**Task requirements**
Report how many lines of these entries hold the string "that"; reply with the number alone.

Records from a dataset
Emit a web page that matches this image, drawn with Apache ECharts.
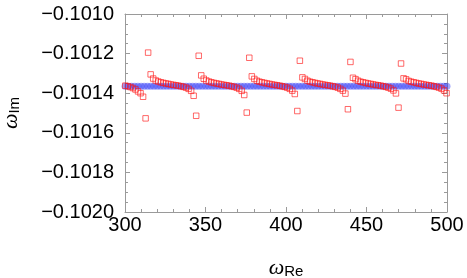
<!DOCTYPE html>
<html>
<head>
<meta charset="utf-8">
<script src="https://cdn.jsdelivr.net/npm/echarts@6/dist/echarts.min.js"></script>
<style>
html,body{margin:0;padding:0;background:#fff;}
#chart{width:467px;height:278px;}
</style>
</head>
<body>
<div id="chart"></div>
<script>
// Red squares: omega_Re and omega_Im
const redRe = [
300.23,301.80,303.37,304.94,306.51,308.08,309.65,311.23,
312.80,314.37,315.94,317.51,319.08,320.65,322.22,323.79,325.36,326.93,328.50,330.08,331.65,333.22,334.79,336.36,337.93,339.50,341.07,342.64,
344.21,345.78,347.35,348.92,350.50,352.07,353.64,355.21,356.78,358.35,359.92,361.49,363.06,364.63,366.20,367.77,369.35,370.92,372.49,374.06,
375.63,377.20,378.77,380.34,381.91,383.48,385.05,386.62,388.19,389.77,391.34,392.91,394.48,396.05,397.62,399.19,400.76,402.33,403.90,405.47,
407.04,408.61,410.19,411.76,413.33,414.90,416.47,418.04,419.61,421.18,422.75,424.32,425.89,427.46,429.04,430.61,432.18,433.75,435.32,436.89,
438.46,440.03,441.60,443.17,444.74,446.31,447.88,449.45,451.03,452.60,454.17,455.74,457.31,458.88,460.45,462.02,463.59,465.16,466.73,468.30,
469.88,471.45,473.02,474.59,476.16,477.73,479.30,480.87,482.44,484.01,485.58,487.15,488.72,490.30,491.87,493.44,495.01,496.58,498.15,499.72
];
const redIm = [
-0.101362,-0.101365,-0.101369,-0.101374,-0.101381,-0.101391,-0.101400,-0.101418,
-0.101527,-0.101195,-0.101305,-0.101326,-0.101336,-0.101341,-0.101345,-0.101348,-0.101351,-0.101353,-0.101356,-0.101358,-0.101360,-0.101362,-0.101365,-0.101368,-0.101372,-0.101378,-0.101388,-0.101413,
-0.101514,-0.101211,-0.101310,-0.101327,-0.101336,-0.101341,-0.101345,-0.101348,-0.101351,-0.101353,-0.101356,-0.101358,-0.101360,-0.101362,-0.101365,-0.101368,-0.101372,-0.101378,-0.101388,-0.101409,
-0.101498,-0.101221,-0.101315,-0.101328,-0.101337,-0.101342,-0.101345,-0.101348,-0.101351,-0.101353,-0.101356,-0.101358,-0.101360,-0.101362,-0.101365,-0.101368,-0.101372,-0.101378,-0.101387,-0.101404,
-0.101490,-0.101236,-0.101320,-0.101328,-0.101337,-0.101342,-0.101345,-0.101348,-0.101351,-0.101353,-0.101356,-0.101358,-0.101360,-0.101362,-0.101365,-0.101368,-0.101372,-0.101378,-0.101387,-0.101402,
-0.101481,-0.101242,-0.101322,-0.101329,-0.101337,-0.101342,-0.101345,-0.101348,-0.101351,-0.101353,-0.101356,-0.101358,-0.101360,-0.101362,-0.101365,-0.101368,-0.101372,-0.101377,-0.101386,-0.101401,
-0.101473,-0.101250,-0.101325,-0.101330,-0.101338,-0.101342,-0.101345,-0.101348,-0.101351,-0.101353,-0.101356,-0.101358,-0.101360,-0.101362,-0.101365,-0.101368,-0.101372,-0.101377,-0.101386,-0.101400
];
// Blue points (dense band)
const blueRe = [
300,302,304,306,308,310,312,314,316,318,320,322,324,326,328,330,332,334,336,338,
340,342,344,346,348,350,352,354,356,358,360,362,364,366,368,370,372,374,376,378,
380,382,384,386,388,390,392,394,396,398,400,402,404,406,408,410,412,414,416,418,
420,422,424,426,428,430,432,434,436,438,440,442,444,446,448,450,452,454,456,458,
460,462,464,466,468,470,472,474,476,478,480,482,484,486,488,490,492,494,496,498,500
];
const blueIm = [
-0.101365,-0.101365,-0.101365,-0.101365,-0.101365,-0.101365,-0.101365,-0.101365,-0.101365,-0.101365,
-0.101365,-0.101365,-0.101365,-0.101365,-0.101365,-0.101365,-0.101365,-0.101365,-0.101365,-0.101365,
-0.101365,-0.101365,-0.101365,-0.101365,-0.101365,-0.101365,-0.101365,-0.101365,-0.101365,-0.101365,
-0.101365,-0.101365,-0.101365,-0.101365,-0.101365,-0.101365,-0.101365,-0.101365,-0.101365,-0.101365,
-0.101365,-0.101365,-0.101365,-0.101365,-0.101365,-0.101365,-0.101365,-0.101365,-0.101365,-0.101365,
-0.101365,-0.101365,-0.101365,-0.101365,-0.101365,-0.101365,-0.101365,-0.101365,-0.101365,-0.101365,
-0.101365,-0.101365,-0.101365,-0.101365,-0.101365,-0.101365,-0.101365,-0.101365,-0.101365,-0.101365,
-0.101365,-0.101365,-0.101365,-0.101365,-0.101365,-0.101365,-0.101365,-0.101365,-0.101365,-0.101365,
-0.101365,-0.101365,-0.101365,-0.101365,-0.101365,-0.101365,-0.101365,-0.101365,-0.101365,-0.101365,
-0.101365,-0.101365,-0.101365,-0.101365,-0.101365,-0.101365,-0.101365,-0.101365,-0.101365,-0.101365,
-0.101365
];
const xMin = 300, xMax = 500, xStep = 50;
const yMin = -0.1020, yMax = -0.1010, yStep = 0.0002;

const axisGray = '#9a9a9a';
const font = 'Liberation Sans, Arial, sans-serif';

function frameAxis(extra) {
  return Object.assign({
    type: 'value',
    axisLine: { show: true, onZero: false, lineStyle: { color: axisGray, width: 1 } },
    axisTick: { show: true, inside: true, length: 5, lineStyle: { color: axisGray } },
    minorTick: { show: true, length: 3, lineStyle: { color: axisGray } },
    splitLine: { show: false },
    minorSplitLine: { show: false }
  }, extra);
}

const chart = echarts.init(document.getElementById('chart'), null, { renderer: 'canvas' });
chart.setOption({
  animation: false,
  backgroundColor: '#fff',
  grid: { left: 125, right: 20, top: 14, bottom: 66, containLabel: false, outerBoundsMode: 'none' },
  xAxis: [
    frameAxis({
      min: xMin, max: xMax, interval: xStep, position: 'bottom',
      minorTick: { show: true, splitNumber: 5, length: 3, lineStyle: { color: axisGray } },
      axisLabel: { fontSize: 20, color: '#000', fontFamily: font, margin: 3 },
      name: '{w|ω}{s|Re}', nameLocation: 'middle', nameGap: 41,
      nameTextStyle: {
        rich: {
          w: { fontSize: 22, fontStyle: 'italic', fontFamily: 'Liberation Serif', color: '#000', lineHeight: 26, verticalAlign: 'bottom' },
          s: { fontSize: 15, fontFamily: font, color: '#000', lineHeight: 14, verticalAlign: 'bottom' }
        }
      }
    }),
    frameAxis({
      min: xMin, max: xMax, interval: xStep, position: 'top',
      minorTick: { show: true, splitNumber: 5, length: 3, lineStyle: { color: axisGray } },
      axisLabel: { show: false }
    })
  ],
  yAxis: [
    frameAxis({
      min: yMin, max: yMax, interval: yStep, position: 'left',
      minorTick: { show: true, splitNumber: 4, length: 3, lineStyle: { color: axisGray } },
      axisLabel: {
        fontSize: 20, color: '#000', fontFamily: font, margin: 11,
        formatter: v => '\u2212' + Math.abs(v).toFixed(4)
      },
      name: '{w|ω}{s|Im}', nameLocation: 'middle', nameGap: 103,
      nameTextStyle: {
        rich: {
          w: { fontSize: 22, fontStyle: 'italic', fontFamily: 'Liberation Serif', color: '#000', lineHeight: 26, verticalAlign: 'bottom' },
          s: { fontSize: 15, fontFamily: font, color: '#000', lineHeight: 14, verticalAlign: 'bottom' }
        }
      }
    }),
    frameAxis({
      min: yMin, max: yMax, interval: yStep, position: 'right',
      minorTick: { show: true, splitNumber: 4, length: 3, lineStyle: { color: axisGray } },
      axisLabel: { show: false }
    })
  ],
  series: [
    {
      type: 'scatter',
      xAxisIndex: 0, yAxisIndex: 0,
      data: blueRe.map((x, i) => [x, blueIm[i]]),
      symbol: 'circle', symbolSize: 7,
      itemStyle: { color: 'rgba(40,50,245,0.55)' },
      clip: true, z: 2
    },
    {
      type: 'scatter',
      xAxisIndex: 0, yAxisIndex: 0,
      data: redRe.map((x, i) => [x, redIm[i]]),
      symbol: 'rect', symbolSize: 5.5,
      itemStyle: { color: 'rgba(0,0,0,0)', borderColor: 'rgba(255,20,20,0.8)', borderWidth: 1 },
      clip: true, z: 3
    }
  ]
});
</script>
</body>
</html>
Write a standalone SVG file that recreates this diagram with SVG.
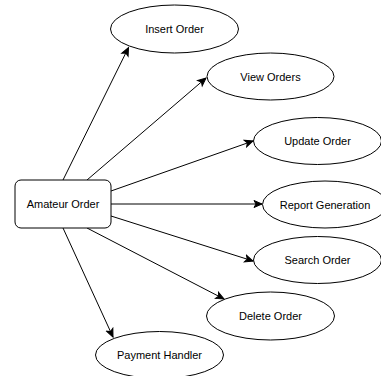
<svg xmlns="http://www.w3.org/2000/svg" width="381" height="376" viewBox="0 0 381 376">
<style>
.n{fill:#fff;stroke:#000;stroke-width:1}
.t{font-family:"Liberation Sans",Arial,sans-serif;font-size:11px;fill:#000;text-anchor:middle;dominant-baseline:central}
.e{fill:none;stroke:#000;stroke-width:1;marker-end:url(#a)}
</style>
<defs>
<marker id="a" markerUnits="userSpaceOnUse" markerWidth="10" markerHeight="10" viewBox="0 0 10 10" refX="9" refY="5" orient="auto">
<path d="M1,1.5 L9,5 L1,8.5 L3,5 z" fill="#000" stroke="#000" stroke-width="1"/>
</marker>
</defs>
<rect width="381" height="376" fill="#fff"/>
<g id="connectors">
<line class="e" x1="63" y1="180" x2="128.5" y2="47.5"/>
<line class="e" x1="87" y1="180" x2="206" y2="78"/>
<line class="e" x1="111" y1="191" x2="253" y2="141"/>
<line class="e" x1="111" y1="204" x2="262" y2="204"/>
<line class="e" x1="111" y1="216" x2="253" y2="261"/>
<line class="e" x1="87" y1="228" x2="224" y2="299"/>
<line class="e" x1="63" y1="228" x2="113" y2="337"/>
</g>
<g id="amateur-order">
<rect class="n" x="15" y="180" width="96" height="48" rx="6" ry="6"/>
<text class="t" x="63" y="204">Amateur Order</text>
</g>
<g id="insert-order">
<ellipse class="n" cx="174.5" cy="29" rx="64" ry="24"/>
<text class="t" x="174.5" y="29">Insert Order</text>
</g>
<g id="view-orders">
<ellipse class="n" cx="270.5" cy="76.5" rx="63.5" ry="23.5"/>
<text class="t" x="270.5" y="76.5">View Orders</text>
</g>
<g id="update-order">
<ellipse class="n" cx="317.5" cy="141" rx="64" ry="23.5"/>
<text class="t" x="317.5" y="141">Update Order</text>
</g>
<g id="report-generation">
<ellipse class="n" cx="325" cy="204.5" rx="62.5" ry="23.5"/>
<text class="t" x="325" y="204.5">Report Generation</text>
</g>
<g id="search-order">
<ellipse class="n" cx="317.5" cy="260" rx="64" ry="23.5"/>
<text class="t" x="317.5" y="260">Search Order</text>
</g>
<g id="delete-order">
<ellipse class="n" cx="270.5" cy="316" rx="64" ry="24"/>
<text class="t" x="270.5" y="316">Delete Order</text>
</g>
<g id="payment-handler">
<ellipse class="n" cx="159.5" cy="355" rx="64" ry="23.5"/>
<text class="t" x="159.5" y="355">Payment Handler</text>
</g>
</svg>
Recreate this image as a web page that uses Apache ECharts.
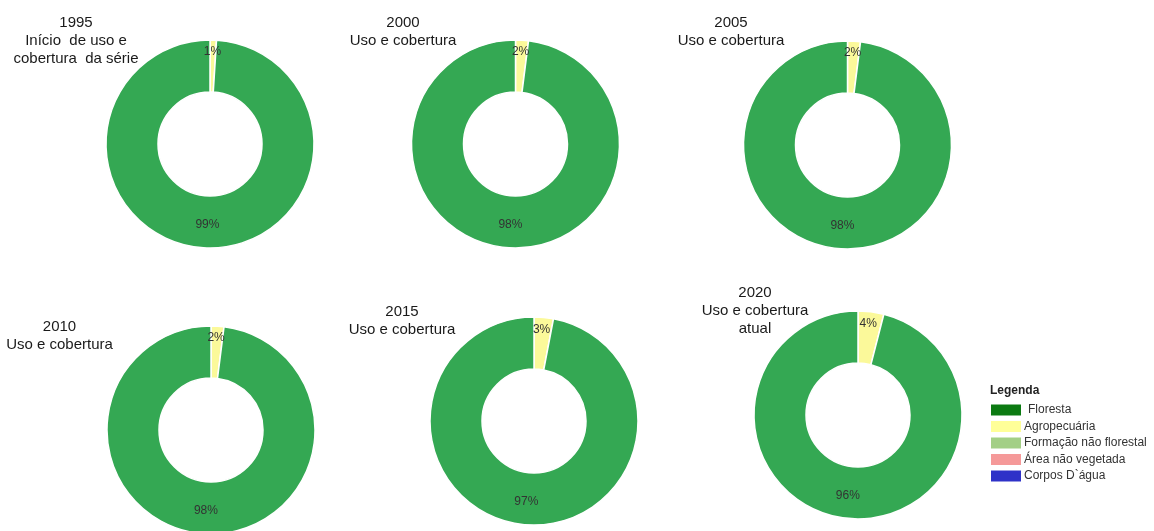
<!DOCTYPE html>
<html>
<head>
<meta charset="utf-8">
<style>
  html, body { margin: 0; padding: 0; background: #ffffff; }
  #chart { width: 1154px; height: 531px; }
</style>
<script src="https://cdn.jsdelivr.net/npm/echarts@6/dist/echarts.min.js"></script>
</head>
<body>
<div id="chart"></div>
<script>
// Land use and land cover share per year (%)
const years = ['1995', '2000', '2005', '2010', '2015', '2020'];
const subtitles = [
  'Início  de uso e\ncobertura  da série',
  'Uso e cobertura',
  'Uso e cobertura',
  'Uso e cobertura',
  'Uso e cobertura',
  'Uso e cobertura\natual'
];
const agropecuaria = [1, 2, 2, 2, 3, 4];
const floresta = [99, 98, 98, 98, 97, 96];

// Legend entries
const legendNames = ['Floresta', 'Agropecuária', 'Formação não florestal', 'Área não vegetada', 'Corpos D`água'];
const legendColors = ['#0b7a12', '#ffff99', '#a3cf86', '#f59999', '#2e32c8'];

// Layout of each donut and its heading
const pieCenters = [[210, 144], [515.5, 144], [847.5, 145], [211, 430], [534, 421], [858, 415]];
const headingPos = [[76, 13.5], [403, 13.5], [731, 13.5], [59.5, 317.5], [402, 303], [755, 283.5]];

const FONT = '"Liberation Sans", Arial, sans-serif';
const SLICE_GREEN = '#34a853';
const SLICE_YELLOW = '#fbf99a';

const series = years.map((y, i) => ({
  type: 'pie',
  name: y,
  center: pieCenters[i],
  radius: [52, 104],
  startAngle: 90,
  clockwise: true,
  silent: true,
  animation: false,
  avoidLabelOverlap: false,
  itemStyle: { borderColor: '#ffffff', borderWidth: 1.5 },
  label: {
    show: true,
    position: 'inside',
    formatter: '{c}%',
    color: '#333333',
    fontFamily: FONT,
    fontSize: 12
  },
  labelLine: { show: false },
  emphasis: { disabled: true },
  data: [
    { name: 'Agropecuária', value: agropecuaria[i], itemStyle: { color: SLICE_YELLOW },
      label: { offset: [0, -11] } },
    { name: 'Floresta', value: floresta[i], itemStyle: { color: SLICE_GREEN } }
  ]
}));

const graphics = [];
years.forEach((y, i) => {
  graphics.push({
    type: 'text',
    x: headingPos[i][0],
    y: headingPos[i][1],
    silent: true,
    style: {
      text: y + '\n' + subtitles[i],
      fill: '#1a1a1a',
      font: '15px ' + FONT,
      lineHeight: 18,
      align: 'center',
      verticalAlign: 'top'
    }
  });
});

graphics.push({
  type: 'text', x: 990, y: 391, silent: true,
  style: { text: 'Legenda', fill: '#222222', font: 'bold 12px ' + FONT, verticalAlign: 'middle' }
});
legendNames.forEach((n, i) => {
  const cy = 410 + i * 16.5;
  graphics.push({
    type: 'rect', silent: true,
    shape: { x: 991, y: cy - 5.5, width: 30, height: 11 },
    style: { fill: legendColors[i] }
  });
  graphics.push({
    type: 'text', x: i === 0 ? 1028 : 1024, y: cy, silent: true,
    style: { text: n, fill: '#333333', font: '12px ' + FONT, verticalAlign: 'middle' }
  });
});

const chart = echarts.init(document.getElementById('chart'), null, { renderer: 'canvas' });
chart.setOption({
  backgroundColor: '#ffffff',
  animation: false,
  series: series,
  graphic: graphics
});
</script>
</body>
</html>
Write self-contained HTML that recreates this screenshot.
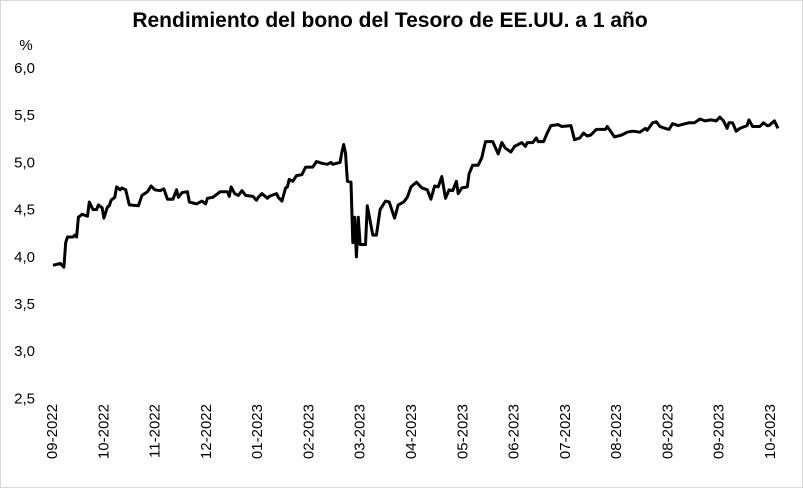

**Result of this exercise**
4